UAE names oil chief to head UN climate talks

New Delhi: The United Arab Emirates (UAE) on Thursday announced the leadership team for the COP28 UN Climate Summit in Dubai later this year with the CEO of the state-owned Abu Dhabi National Oil Corporation (ADNOC), Sultan Ahmed Al Jaber, being appointed President-Designate for the summit.

Al Jaber has served as the UAE’s Special Envoy for Climate Change since 2010, and has participated at 10 previous UN COP Summits.

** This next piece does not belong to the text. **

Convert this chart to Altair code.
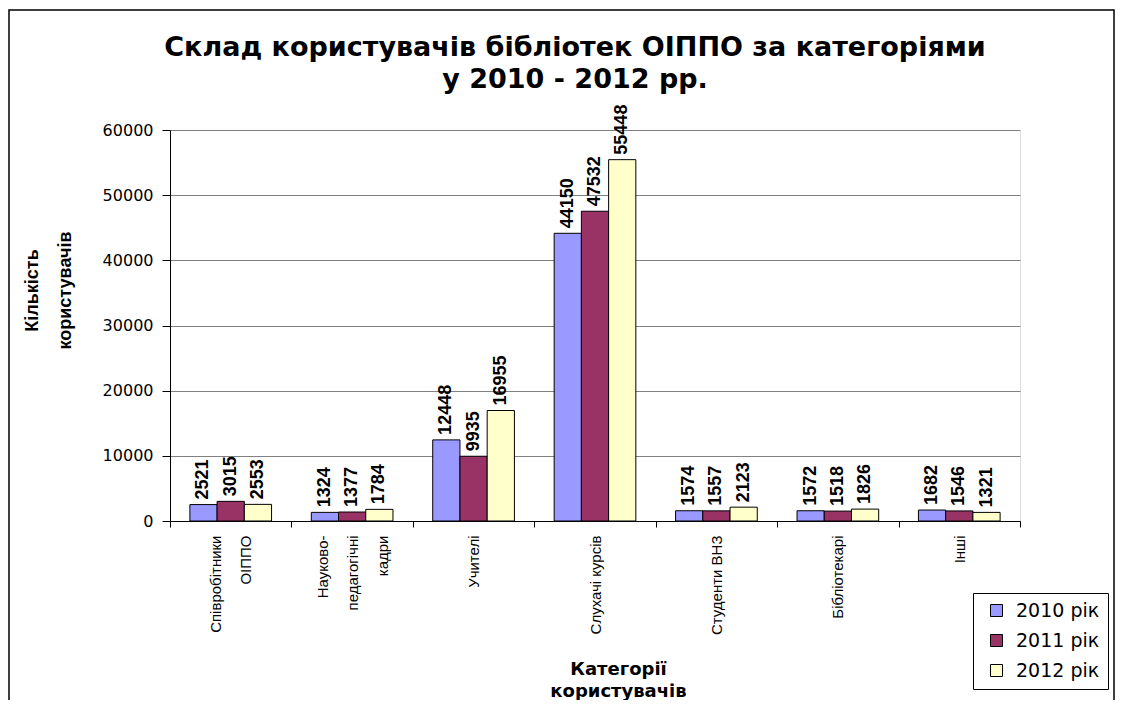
import json
import altair as alt
import pandas as pd

categories = ["Співробітники ОІППО", "Науково-педагогічні кадри", "Учителі",
              "Слухачі курсів", "Студенти ВНЗ", "Бібліотекарі", "Інші"]
category_lines = [["Співробітники", "ОІППО"], ["Науково-", "педагогічні", "кадри"],
                  ["Учителі"], ["Слухачі курсів"], ["Студенти ВНЗ"], ["Бібліотекарі"], ["Інші"]]
series = ["2010 рік", "2011 рік", "2012 рік"]
v2010 = [2521, 1324, 12448, 44150, 1574, 1572, 1682]
v2011 = [3015, 1377, 9935, 47532, 1557, 1518, 1546]
v2012 = [2553, 1784, 16955, 55448, 2123, 1826, 1321]
colors = ["#9999FF", "#993366", "#FFFFCC"]
y_ticks = [0, 10000, 20000, 30000, 40000, 50000, 60000]
title_lines = ["Склад користувачів бібліотек ОІППО за категоріями", "у 2010 - 2012 рр."]
y_title = ["Кількість", "користувачів"]
x_title = ["Категорії", "користувачів"]

# centring of short lines inside rotated, right-aligned multi-line labels
line_pad = {"ОІППО": 7, "кадри": 5, "Науково-": 1}
LINE_H = 30

rows = []
for s, vals in zip(series, [v2010, v2011, v2012]):
    for c, v in zip(categories, vals):
        rows.append({"cat": c, "year": s, "value": v})
df = pd.DataFrame(rows)

label_expr = ""
for c, lines in zip(categories, category_lines):
    padded = [ln + "\u00a0" * line_pad.get(ln, 0) for ln in lines]
    label_expr += f"datum.label == {json.dumps(c)} ? {json.dumps(padded, ensure_ascii=False)} : "
label_expr += "datum.label"

offset_conditions = []
for c, lines in zip(categories, category_lines):
    if len(lines) > 1:
        offset_conditions.append({"test": f"datum.label == {json.dumps(c)}",
                                  "value": -(len(lines) - 1) * LINE_H / 2})

SANS = "Liberation Sans, Arial"
WIDE = "DejaVu Sans"

x_enc = alt.X("cat:N", sort=categories,
              scale=alt.Scale(paddingInner=0, paddingOuter=0),
              axis=alt.Axis(title=x_title, labelExpr=label_expr, labelAngle=270,
                            labelAlign="right", labelBaseline="middle",
                            labelFont=SANS, labelFontSize=15, labelLineHeight=LINE_H,
                            labelColor="black", labelPadding=8,
                            labelOffset={"condition": offset_conditions, "value": 0},
                            tickBand="extent", tickSize=6, tickColor="black",
                            domainColor="black", grid=False,
                            titleFont=WIDE, titleFontSize=18, titleFontWeight="bold",
                            titleColor="black", titleLineHeight=22,
                            titleX=448, titleY=153, titleAlign="center",
                            titleBaseline="alphabetic", titleAnchor="start"))
xoff_enc = alt.XOffset("year:N", sort=series,
                       scale=alt.Scale(paddingInner=0, paddingOuter=0.73))
y_enc = alt.Y("value:Q", scale=alt.Scale(domain=[0, 60000], nice=False),
              axis=alt.Axis(values=y_ticks, format="d", title=y_title, grid=True,
                            gridColor="#808080", gridWidth=1,
                            domainColor="black", tickColor="black", tickSize=8,
                            labelFont=WIDE, labelFontSize=16, labelColor="black",
                            labelPadding=9,
                            titleFont=SANS, titleFontSize=18, titleFontWeight="bold",
                            titleColor="black", titleAngle=270, titleLineHeight=33,
                            titleX=-138, titleY=160, titleAlign="center",
                            titleBaseline="middle", titleAnchor="start"))

bars = alt.Chart(df).mark_bar(stroke="black", strokeWidth=1).encode(
    x=x_enc, xOffset=xoff_enc, y=y_enc,
    fill=alt.Fill("year:N", sort=series,
                  scale=alt.Scale(domain=series, range=colors),
                  legend=alt.Legend(title=None, orient="none", legendX=803, legendY=463,
                                    direction="vertical", fillColor="white",
                                    strokeColor="black", padding=8,
                                    symbolType="square", symbolSize=144,
                                    symbolStrokeColor="black", symbolStrokeWidth=1,
                                    symbolOpacity=1, symbolOffset=6,
                                    labelFont=WIDE, labelFontSize=19, labelColor="black",
                                    rowPadding=10, labelOffset=10)),
)

labels = alt.Chart(df).mark_text(angle=270, align="left", baseline="middle", dx=5,
                                 font=SANS, fontSize=18, fontWeight="bold",
                                 color="black").encode(
    x=alt.X("cat:N", sort=categories), xOffset=alt.XOffset("year:N", sort=series),
    y="value:Q", text="value:Q",
)

frame = alt.Chart(alt.Data(values=[{"f": 1}])).mark_rect(
    fill=None, stroke="black", strokeWidth=1.5).encode(
    x=alt.value(-161), x2=alt.value(944), y=alt.value(-120), y2=alt.value(700))

chart = alt.layer(frame, bars, labels).properties(
    width=850, height=391,
    title=alt.Title(text=title_lines, font=WIDE, fontSize=27, fontWeight="bold",
                    color="black", anchor="middle", dx=-20, dy=85, offset=0,
                    lineHeight=32),
    autosize=alt.AutoSizeParams(type="none"),
    padding={"left": 162, "top": 122, "right": 95, "bottom": 179},
).configure_view(fill="#C0C0C0", stroke="#808080", strokeWidth=1
).configure(background="white")

chart.save("out.html", embed_options={"renderer": "svg", "actions": False})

He is the CEO of the ADNOC and this is the first time a UN climate summit will be hosted by a serving CEO of an oil company.

As such there will be intense scrutiny on his role and goals as the summit approaches, with many observers unhappy that he has not stepped down as the CEO of the ADNOC for the duration of his work.

Al Jaber is an influential member of the UAE government, holding roles as a Minister of Industry, CEO of the ADNOC and chairing the Abu Dhabi Future Energy Company, otherwise known as Masdar.

Born in 1973, the 49-year-old was educated in the US and the UK, and has been the face of the UAE’s energy sector over the last decade, setting up Masdar in 2006 while running the UAE government’s strategic investment arm.

Al Jaber is not in the Royal family, making his rise all the more remarkable, and is known to have a strong global contacts book among world leaders and CEOs.

In a 2021 speech accepting an award from an oil industry intelligence group, he said Masdar was evidence the UAE is “ahead of the curve… leadership viewed clean and renewables as a natural and logical extension of UAE’s role as a global energy leader.”

COP28 will be the third time a major UN climate summit has been held in the Middle East, with Qatar (2012) and Egypt (2022) previous hosts.

Given worsening geopolitics, rising climate damages and a fractious end to the COP27 summit in Sharm El Sheikh 2023 promises to be a tough year.

Al Jaber will be under deep scrutiny: this is the first time a serving oil executive has assumed the top role at a UN climate summit.

The country has a huge per capita carbon footprint: the world’s 4th largest behind Qatar, Bahrain, and Kuwait.

However, climate activists criticized Al Jaber’s appointment. For Harjeet Singh, head of global political strategy at Climate Action Network International, his appointment “poses an outrageous conflict of interest”.

“Al Jaber’s appointment as COP28 President is outrageously regressive and deeply problematic to say the least! Fossil fuels are the root cause of the Climate Crisis. His position as CEO of the Abu Dhabi National Oil Company raises grave conflict of interest issues,” he told IANS.

According to the US Energy Information Administration (EIA), it’s the seventh-largest petroleum and other liquids producer in the world with export revenues topping $70 billion.

Proven oil and gas reserves are vast: 98 billion barrels of oil and 215 trillion cubic feet of gas.

Responding to the appointment, Christiana Figueres, UN climate chief (2010-2016), said, “The International Energy Agency (IEA) has been abundantly clear that there is no more atmospheric space for any new oil, gas or coal. This policy clarity echoes the findings of science and the increasing demands of public opinion.

“COP28 must not only align itself with this reality, but in fact accelerate global decarbonisation. There is no other path forward.”

Climate justice activist from Uganda, Vanessa Nakate, said, “COP28 needs to see real money put into the loss and damage fund agreed in Egypt. But alongside this, COP28 must speed up the global phase out of fossil fuels — we cannot have another COP where fossil fuel interests are allowed to sacrifice our futures to eke out another few years of profit.

“And finally, the voices of civil society and young activists are crucial in holding governments to account — they must be heard in Dubai without intimidation.”